▶ **Given task**: Records follow. Select each line holding "seaborn".

▶ **Available records**:

____

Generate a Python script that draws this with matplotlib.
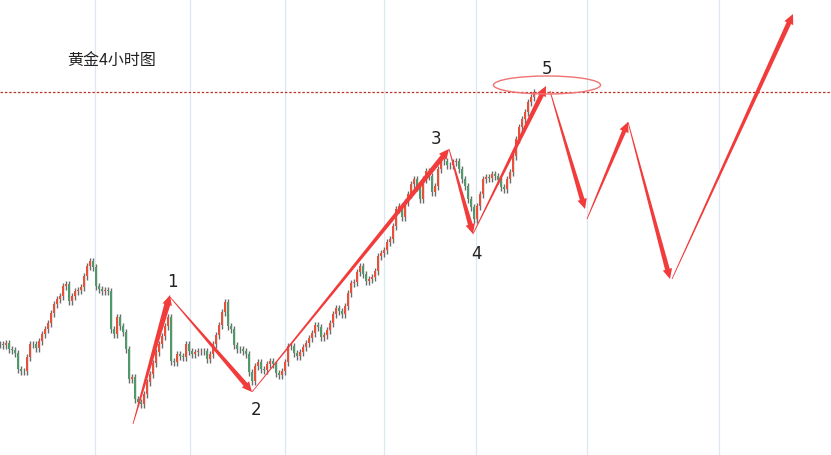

____

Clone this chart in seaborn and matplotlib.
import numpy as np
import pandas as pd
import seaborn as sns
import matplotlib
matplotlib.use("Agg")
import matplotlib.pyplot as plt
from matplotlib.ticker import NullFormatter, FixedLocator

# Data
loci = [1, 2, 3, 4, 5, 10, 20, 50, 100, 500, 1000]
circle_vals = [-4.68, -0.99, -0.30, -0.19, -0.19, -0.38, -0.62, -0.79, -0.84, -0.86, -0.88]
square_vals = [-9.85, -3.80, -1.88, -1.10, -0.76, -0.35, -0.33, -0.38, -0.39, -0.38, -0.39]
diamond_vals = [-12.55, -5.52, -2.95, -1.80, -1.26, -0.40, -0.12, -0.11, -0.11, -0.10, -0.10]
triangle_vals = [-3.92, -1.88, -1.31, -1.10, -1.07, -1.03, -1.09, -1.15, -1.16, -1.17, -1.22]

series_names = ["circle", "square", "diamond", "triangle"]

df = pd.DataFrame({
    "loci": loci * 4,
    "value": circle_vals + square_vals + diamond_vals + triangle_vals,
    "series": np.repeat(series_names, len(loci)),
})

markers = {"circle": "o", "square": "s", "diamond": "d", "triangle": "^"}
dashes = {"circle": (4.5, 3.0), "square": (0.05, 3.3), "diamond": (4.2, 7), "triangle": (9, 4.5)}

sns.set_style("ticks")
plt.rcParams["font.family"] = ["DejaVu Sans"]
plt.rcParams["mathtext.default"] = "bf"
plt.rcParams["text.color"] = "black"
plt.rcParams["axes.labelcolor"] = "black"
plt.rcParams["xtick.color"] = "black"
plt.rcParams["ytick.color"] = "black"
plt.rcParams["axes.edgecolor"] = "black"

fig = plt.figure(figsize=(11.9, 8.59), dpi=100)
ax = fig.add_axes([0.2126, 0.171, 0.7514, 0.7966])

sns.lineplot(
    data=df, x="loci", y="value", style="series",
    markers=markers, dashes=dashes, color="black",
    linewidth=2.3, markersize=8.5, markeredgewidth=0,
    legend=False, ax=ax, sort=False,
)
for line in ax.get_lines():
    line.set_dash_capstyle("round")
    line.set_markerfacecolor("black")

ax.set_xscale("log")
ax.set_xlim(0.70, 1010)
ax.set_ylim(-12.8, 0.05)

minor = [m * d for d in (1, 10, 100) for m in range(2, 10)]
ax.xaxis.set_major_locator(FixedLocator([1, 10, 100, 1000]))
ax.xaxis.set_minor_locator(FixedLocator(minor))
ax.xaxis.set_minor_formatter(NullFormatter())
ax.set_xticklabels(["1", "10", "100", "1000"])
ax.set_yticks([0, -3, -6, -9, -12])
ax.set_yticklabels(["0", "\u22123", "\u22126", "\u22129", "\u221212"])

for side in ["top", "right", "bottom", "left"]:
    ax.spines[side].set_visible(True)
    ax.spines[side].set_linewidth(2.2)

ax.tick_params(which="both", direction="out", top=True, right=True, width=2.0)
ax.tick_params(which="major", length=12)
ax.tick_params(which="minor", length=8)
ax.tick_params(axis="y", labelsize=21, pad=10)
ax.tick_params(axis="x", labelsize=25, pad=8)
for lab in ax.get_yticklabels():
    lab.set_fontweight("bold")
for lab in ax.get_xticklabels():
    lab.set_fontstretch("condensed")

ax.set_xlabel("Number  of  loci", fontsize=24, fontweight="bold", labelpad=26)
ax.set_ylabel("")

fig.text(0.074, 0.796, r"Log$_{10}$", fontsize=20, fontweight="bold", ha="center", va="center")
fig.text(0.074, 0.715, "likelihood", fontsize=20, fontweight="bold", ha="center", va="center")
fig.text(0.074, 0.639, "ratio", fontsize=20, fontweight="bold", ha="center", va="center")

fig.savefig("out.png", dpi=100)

____

▶ **Full solution**:
Clone this chart in seaborn and matplotlib.
import seaborn as sns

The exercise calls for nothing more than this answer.